Who will tell Trump he’s naked?
The
president’s advisers are falling over themselves trying to excuse
tariffmageddon.
April 8, 2025 at 7:00
a.m. EDTToday at 7:00 a.m. EDT
Who will tell the emperor he’s buck naked? Not his Cabinet.
Not his donors or corporate executives. And certainly not Congress.
After President Donald Trump launched his multifront trade
war — leading to one of the worst market massacres since World
War II — his closest confidants and aides have been unwilling to call him out
or rein him in.
Worse, some have egged him on.
During media appearances, every Trump underling agreed that
his “Liberation Day” rollout was brilliant — even
as they offered contradictory stories about the supposed purpose of the tariffs
or the administration’s plan.
On Sunday, economic adviser Kevin Hassett said the tariffs
were a temporary negotiating ploy, to be lifted as soon as countries acceded to
Trump’s (unspecified) demands. “More than 50 countries have reached out to the
president to begin a negotiation,” he said. On another network, at virtually the same time,
Commerce Secretary Howard Lutnick suggested the tariffs would be permanent,
because Trump needs them to revive U.S. manufacturing.
Elsewhere, trade adviser Peter Navarro endorsed the
permanency part, adding that Trump wants the revenue from perpetual tariffs to
pay for his plutocratic income-tax cuts. Navarro told
Fox News the tariffs would generate “$6 trillion to $7 trillion
over the 10-year period,” citing widely debunked figures that he appears to
have pulled from thin air.
When asked to reconcile these conflicting explanations,
Agriculture Secretary Brooke Rollins declared that the real rationale
is that Alexander Hamilton once endorsed tariffs … in 1791. She conveniently
omitted that back then, 90 percent of Americans were farmers, and everyone was much, much poorer
than they are today.
The most damning performance arguably came from Treasury
Secretary Scott Bessent, the supposed adult in the room who was hired because
he “understands” markets. He declared that tariffs were already successful because stock
market infrastructure didn’t disintegrate despite the “record volume” (i.e.,
huge turmoil and volatility) of trading on Friday. He cheered that fired
federal civil servants are now available to work in U.S. factories. Best of all, he
declared, interest rates and oil prices have fallen!
His first two points are somewhere between wrong and
irrelevant. (Cancer researchers’ skills are probably not best deployed by
sewing sneakers.) His second two observations are actually huge warning signs.
Interest rates initially fell because investors were
dumping stocks and plowing their money into bonds (which pushes those bonds’
interest rates down).

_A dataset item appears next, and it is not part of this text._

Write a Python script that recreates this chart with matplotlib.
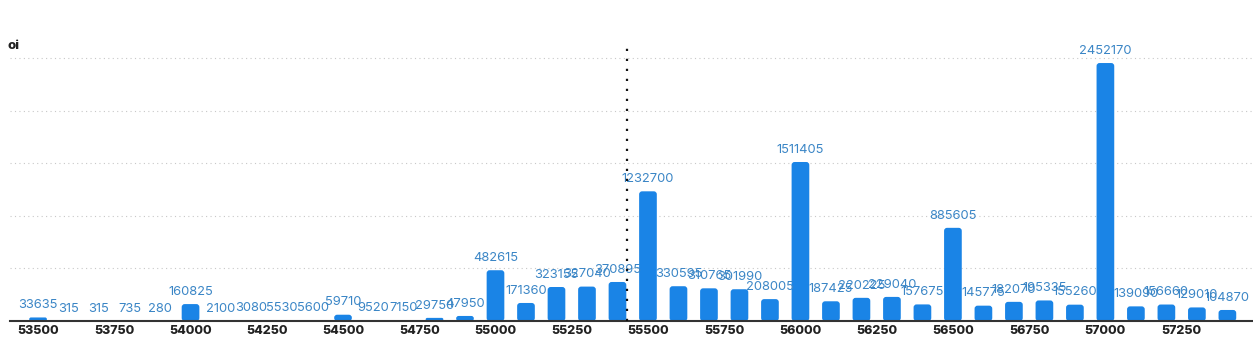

But by Monday, those rates had climbed
back up again. This is highly unusual during a stock market rout. It
might signify investors are worried about tariff-driven inflation — which in
turn could lead the Federal Reserve to raise rates — or that capital is rapidly
fleeing the United States.
Meanwhile, oil prices are falling because of worries about
a downturn. The last time oil was this cheap was during the covid-19 pandemic,
for good reason: There’s less demand for fuel when factories shut down and
people don’t have jobs to drive to.
In other words, recession fears tanking oil prices is not
exactly the victory Bessent claims it to be.
Bessent surely knows all this. Yet he said it on TV,
encouraging Trump to repeat these incoherent talking points on
Truth Social. That was just before Trump doubled down on the stupid and
threatened even higher tariffs on Chinese goods.
Emboldened by the sycophants and cowards who refuse to
speak the truth, Trump insists Americans should “hang tough,” swallow his “medicine” and stoically endure the pain he is
inflicting. But calls for collective sacrifice ring hollow when voiced by a
guy who went golfing as the economy melted
down.
Meanwhile, corporate executives and Trump donors are
too terrified to criticize him publicly. “I am not willing to
go public yet but I will say this: I don’t know if I would be this worried
about what will happen to the economy if Bernie f---ing Sanders were
president,” one major donor told Rolling Stone. “That’s how bad this is.”
Indeed, this anonymous critic is correct: Trump has
effectively achieved a decade’s worth of the socialist Vermont senator’s wealth
tax — but without collecting any revenue, and all executed within the span of
mere days.
Over in Congress, which the Constitution granted “the power
to regulate commerce with foreign nations” (read: trade), GOP lawmakers have
been falling all over themselves to excuse tariffmageddon. A few have signed on
to a bill that would very mildly curb Trump’s tariff power, but it looks
unlikely to even get a vote in the House.
“Let’s hold tight and have patience,” Speaker Mike Johnson
(R-Louisiana) said. “The president is engaging in a strategy right now.”
Patience might be a virtue. Cowardice is not.